### PROBLEM DESCRIPTION
Exclude the pictures and return every line exactly as written.

──────── DATA SHOWN ────────

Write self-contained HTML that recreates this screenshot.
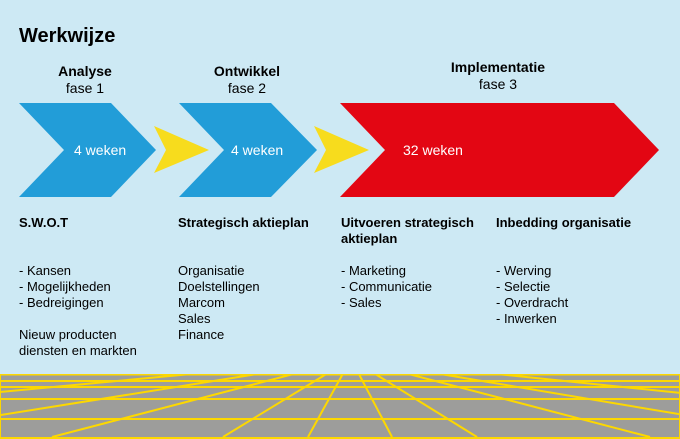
<!DOCTYPE html>
<html><head><meta charset="utf-8"><style>
html,body{margin:0;padding:0;background:#cde9f4;width:680px;height:439px;overflow:hidden;}
svg{display:block;font-family:"Liberation Sans",sans-serif;}
</style></head><body>
<svg width="680" height="439" viewBox="0 0 680 439" xmlns="http://www.w3.org/2000/svg">
<rect width="680" height="439" fill="#cde9f4"/>
<text x="19" y="42" font-size="20" font-weight="bold" fill="#000">Werkwijze</text>
<g font-size="14" text-anchor="middle" fill="#000">
<text x="85" y="76" font-weight="bold">Analyse</text>
<text x="85" y="93">fase 1</text>
<text x="247" y="76" font-weight="bold">Ontwikkel</text>
<text x="247" y="93">fase 2</text>
<text x="498" y="72" font-weight="bold">Implementatie</text>
<text x="498" y="89">fase 3</text>
</g>
<polygon points="19,103 111,103 156,150 111,197 19,197 64,150" fill="#229dd8"/>
<polygon points="154,126 209,150 154,173 166,150" fill="#f7dc1d"/>
<polygon points="179,103 271,103 317,150 271,197 179,197 224,150" fill="#229dd8"/>
<polygon points="314,126 369,150 314,173 326,150" fill="#f7dc1d"/>
<polygon points="340,103 614,103 659,150 614,197 340,197 385,150" fill="#e30613"/>
<g font-size="14" fill="#fff">
<text x="74" y="155">4 weken</text>
<text x="231" y="155">4 weken</text>
<text x="403" y="155">32 weken</text>
</g>
<g font-size="13" fill="#000">
<g font-weight="bold">
<text x="19" y="227">S.W.O.T</text>
<text x="178" y="227">Strategisch aktieplan</text>
<text x="341" y="227">Uitvoeren strategisch</text>
<text x="341" y="243">aktieplan</text>
<text x="496" y="227">Inbedding organisatie</text>
</g>
<text x="19" y="275">- Kansen</text>
<text x="19" y="291">- Mogelijkheden</text>
<text x="19" y="307">- Bedreigingen</text>
<text x="19" y="339">Nieuw producten</text>
<text x="19" y="355">diensten en markten</text>
<text x="178" y="275">Organisatie</text>
<text x="178" y="291">Doelstellingen</text>
<text x="178" y="307">Marcom</text>
<text x="178" y="323">Sales</text>
<text x="178" y="339">Finance</text>
<text x="341" y="275">- Marketing</text>
<text x="341" y="291">- Communicatie</text>
<text x="341" y="307">- Sales</text>
<text x="496" y="275">- Werving</text>
<text x="496" y="291">- Selectie</text>
<text x="496" y="307">- Overdracht</text>
<text x="496" y="323">- Inwerken</text>
</g>
<defs><clipPath id="c"><rect x="0" y="374" width="680" height="65"/></clipPath></defs>
<rect x="0" y="374" width="680" height="65" fill="#9d9d9b"/>
<g clip-path="url(#c)" stroke="#fdd800" stroke-width="2">
<line x1="0" y1="374.5" x2="680" y2="374.5"/>
<line x1="0" y1="381" x2="680" y2="381"/>
<line x1="0" y1="387" x2="680" y2="387"/>
<line x1="0" y1="399" x2="680" y2="399"/>
<line x1="0" y1="419" x2="680" y2="419"/>
<line x1="0" y1="438" x2="680" y2="438"/>
<line x1="0" y1="374" x2="0" y2="439"/>
<line x1="680" y1="374" x2="680" y2="439"/>
<g transform="translate(351,359)">
<line x1="0" y1="0" x2="-299" y2="78"/>
<line x1="0" y1="0" x2="-128" y2="78"/>
<line x1="0" y1="0" x2="-43" y2="78"/>
<line x1="0" y1="0" x2="41" y2="78"/>
<line x1="0" y1="0" x2="126" y2="78"/>
<line x1="0" y1="0" x2="299" y2="78"/>
<line x1="0" y1="0" x2="-1000" y2="94"/>
<line x1="0" y1="0" x2="-1000" y2="160"/>
<line x1="0" y1="0" x2="1000" y2="103"/>
<line x1="0" y1="0" x2="1000" y2="168"/>
</g>
</g>
</svg>
</body></html>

────────

### SOLUTION TO THE PROBLEM
Write self-contained HTML that recreates this screenshot.
<!DOCTYPE html>
<html><head><meta charset="utf-8"><style>
html,body{margin:0;padding:0;background:#cde9f4;width:680px;height:439px;overflow:hidden;}
svg{display:block;font-family:"Liberation Sans",sans-serif;}
</style></head><body>
<svg width="680" height="439" viewBox="0 0 680 439" xmlns="http://www.w3.org/2000/svg">
<rect width="680" height="439" fill="#cde9f4"/>
<text x="19" y="42" font-size="20" font-weight="bold" fill="#000">Werkwijze</text>
<g font-size="14" text-anchor="middle" fill="#000">
<text x="85" y="76" font-weight="bold">Analyse</text>
<text x="85" y="93">fase 1</text>
<text x="247" y="76" font-weight="bold">Ontwikkel</text>
<text x="247" y="93">fase 2</text>
<text x="498" y="72" font-weight="bold">Implementatie</text>
<text x="498" y="89">fase 3</text>
</g>
<polygon points="19,103 111,103 156,150 111,197 19,197 64,150" fill="#229dd8"/>
<polygon points="154,126 209,150 154,173 166,150" fill="#f7dc1d"/>
<polygon points="179,103 271,103 317,150 271,197 179,197 224,150" fill="#229dd8"/>
<polygon points="314,126 369,150 314,173 326,150" fill="#f7dc1d"/>
<polygon points="340,103 614,103 659,150 614,197 340,197 385,150" fill="#e30613"/>
<g font-size="14" fill="#fff">
<text x="74" y="155">4 weken</text>
<text x="231" y="155">4 weken</text>
<text x="403" y="155">32 weken</text>
</g>
<g font-size="13" fill="#000">
<g font-weight="bold">
<text x="19" y="227">S.W.O.T</text>
<text x="178" y="227">Strategisch aktieplan</text>
<text x="341" y="227">Uitvoeren strategisch</text>
<text x="341" y="243">aktieplan</text>
<text x="496" y="227">Inbedding organisatie</text>
</g>
<text x="19" y="275">- Kansen</text>
<text x="19" y="291">- Mogelijkheden</text>
<text x="19" y="307">- Bedreigingen</text>
<text x="19" y="339">Nieuw producten</text>
<text x="19" y="355">diensten en markten</text>
<text x="178" y="275">Organisatie</text>
<text x="178" y="291">Doelstellingen</text>
<text x="178" y="307">Marcom</text>
<text x="178" y="323">Sales</text>
<text x="178" y="339">Finance</text>
<text x="341" y="275">- Marketing</text>
<text x="341" y="291">- Communicatie</text>
<text x="341" y="307">- Sales</text>
<text x="496" y="275">- Werving</text>
<text x="496" y="291">- Selectie</text>
<text x="496" y="307">- Overdracht</text>
<text x="496" y="323">- Inwerken</text>
</g>
<defs><clipPath id="c"><rect x="0" y="374" width="680" height="65"/></clipPath></defs>
<rect x="0" y="374" width="680" height="65" fill="#9d9d9b"/>
<g clip-path="url(#c)" stroke="#fdd800" stroke-width="2">
<line x1="0" y1="374.5" x2="680" y2="374.5"/>
<line x1="0" y1="381" x2="680" y2="381"/>
<line x1="0" y1="387" x2="680" y2="387"/>
<line x1="0" y1="399" x2="680" y2="399"/>
<line x1="0" y1="419" x2="680" y2="419"/>
<line x1="0" y1="438" x2="680" y2="438"/>
<line x1="0" y1="374" x2="0" y2="439"/>
<line x1="680" y1="374" x2="680" y2="439"/>
<g transform="translate(351,359)">
<line x1="0" y1="0" x2="-299" y2="78"/>
<line x1="0" y1="0" x2="-128" y2="78"/>
<line x1="0" y1="0" x2="-43" y2="78"/>
<line x1="0" y1="0" x2="41" y2="78"/>
<line x1="0" y1="0" x2="126" y2="78"/>
<line x1="0" y1="0" x2="299" y2="78"/>
<line x1="0" y1="0" x2="-1000" y2="94"/>
<line x1="0" y1="0" x2="-1000" y2="160"/>
<line x1="0" y1="0" x2="1000" y2="103"/>
<line x1="0" y1="0" x2="1000" y2="168"/>
</g>
</g>
</svg>
</body></html>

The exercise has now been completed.